I recently had a client who contacted me just before he signed a severance agreement.  The severance agreement provided a measly amount of money.  But it also included a non-compete agreement that was substantially different than the one my client signed at the outset of his employment.  Notably, the first non-compete he signed was unenforceable for a variety of reasons.  The new one, however, was airtight.  So he followed my advice and turned down the severance agreement offer. 

            A declaratory judgment plaintiff in Michigan was not, however, so preminiscent.  He sold the assets of the company he had formed - to a competitor.  As part of that sale, he signed a purchase and sale agreement that included restrictive covenants, including a five-year non-compete.  In exchange, he got a consulting gig with the company to whom he sold his company’s assets.  And as part of that arrangement, he signed an employment contract that included yet another non-competition provision.

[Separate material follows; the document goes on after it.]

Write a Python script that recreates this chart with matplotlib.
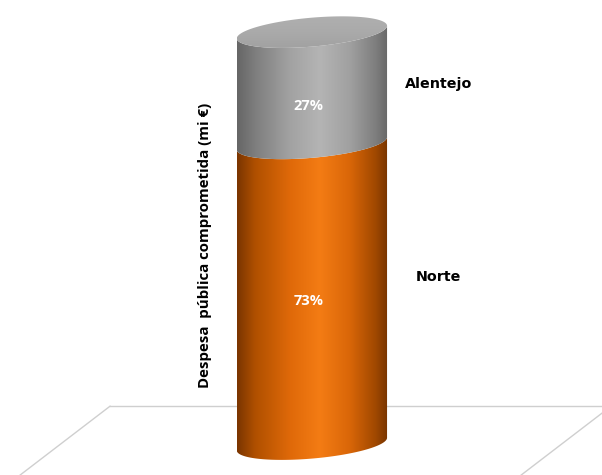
import numpy as np
import matplotlib.pyplot as plt
from matplotlib.path import Path
from matplotlib.patches import PathPatch
from matplotlib.colors import LinearSegmentedColormap

# Dados
regioes = ["Norte", "Alentejo"]
percentagens = [73, 27]
rotulos = ["73%", "27%"]
titulo_y = "Despesa  pública comprometida (mi €)"

# Posição vertical dos nomes das regiões (desvio em relação ao meio do segmento)
desvio_nome = [4.0, 1.0]

# Geometria do cilindro (unidades do eixo: 1 unidade = 1 ponto percentual)
cx = 75.7        # centro horizontal
a = 18.3         # semi-eixo maior da elipse
b = 3.5          # semi-eixo menor da elipse
th = np.radians(5.0)

cores = {
    "Norte": LinearSegmentedColormap.from_list("laranja", [
        (0.0, "#7a3500"), (0.12, "#b05000"), (0.35, "#df6909"),
        (0.55, "#f47c14"), (0.75, "#d96608"), (0.92, "#a04800"), (1.0, "#783500")]),
    "Alentejo": LinearSegmentedColormap.from_list("cinza", [
        (0.0, "#666666"), (0.12, "#7e7e7e"), (0.35, "#a2a2a2"),
        (0.55, "#b4b4b4"), (0.75, "#a0a0a0"), (0.92, "#7e7e7e"), (1.0, "#686868")]),
}
topo_cmap = LinearSegmentedColormap.from_list("topo", ["#a0a0a0", "#aaaaaa", "#b0b0b0"])

t1 = np.arctan(-(b / a) * np.tan(th))
w = np.sqrt((a * np.cos(th)) ** 2 + (b * np.sin(th)) ** 2)


def elipse(cy, t):
    x = a * np.cos(t)
    y = b * np.sin(t)
    return cx + x * np.cos(th) - y * np.sin(th), cy + x * np.sin(th) + y * np.cos(th)


def arco_frente(cy, da_esquerda=True, n=200):
    t = np.linspace(t1 - np.pi, t1, n) if da_esquerda else np.linspace(t1, t1 - np.pi, n)
    return elipse(cy, t)


def gradiente(ax, path, cmap, x0, x1, y0, y1, horizontal=True):
    patch = PathPatch(path, facecolor="none", edgecolor="none", transform=ax.transData)
    ax.add_patch(patch)
    g = np.linspace(0, 1, 256)
    img = g.reshape(1, -1) if horizontal else g.reshape(-1, 1)
    im = ax.imshow(img, cmap=cmap, extent=[x0, x1, y0, y1], origin="lower",
                   aspect="auto", interpolation="bicubic", zorder=3)
    im.set_clip_path(patch)


fig = plt.figure(figsize=(6.02, 4.75), dpi=100)
ax = fig.add_axes([0, 0, 1, 1])
ax.set_xlim(0, 146.1)
ax.set_ylim(-7.5, 107.8)
ax.axis("off")

# Chão (plano em perspetiva)
chao_y = 9.2
chao_baixo = -7.5
dx = 21.8  # deslocamento horizontal da profundidade
ax.plot([26.7, 150], [chao_y, chao_y], color="#cfcfcf", lw=1.0, zorder=1)
ax.plot([26.7, 26.7 - dx], [chao_y, chao_baixo], color="#cfcfcf", lw=1.0, zorder=1)
ax.plot([148.3, 148.3 - dx], [chao_y, chao_baixo], color="#cfcfcf", lw=1.0, zorder=1)

# Segmentos empilhados
base = np.concatenate([[0], np.cumsum(percentagens)])
for i, (reg, val, rot) in enumerate(zip(regioes, percentagens, rotulos)):
    v0, v1 = base[i], base[i + 1]
    xs_top, ys_top = arco_frente(v1, True)
    xs_bot, ys_bot = arco_frente(v0, False)
    verts = np.column_stack([np.concatenate([xs_top, xs_bot]), np.concatenate([ys_top, ys_bot])])
    path = Path(np.vstack([verts, verts[:1]]), closed=True)
    gradiente(ax, path, cores[reg], cx - w, cx + w, v0 - b - 1, v1 + b + 1)

    ym = (v0 + v1) / 2
    ax.text(cx - 0.8, ym * 0.95, rot, color="white", ha="center", va="center",
            fontsize=10.5, fontweight="bold", family="Open Sans", zorder=5)
    ax.text(106.5, ym + desvio_nome[i], reg, color="black", ha="center", va="center",
            fontsize=10.3, fontweight="bold", family="DejaVu Sans", zorder=5)

# Tampa superior
topo = base[-1]
xe, ye = elipse(topo, np.linspace(0, 2 * np.pi, 400))
gradiente(ax, Path(np.column_stack([xe, ye]), closed=True), topo_cmap,
          cx - w, cx + w, topo - b - 1, topo + b + 1, horizontal=False)

# Título do eixo
ax.text(49.8, 48.3, titulo_y, rotation=90, ha="center", va="center",
        fontsize=10.8, fontweight="bold", family="Open Sans", zorder=5)

fig.savefig("out.png", dpi=100)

            It wasn’t too long after he started his new job that he started to feel “unwelcome” at his new employer/the buyer.  Sensing his termination was imminent, he decided to leave.  He agreed to a separation agreement.  The separation agreement (Agreement #3!) included a provision that called upon him to be bound by the two-prior non-competition agreements. 

            Sure enough, the plaintiff almost immediately gained employment with a direct, albeit larger alleged competitor.  And sure enough, he immediately received a cease and desist notice from his prior employer/the buyer.

            The plaintiff/seller took the initiative and went to court, asking it to declare him free of all of the prior restrictive covenants because, as he saw it, there was a lack of direct competition between the two employers, at least relative to the work he would be performing for the new employer. 

            Now here is the twist – the separation agreement mentioned above also included an explicit release of all claims, “known or unknown” – against the buyer. (“ouch”)  As such, according to both the trial court and – late last month – the Michigan Court of Appeals, the seller’s request to be released from the non-compete was meritless.  Specifically, in exchange for $24,000, the plaintiff waived his right to bring any lawsuit against his former employer.  The case is Boston v. Independent Tooling Solutions, 2018 WL 6070431 (Nov. 20, 2018).

            But what if the plaintiff simply continues his new employment and the buyer (Independent Tooling Solutions) then sues him?  The Court of Appeals didn’t say he could not defend himself if this happened.  And five years is a very long time when it comes to evaluating the reasonableness of a covenant not to compete.  Food for thought!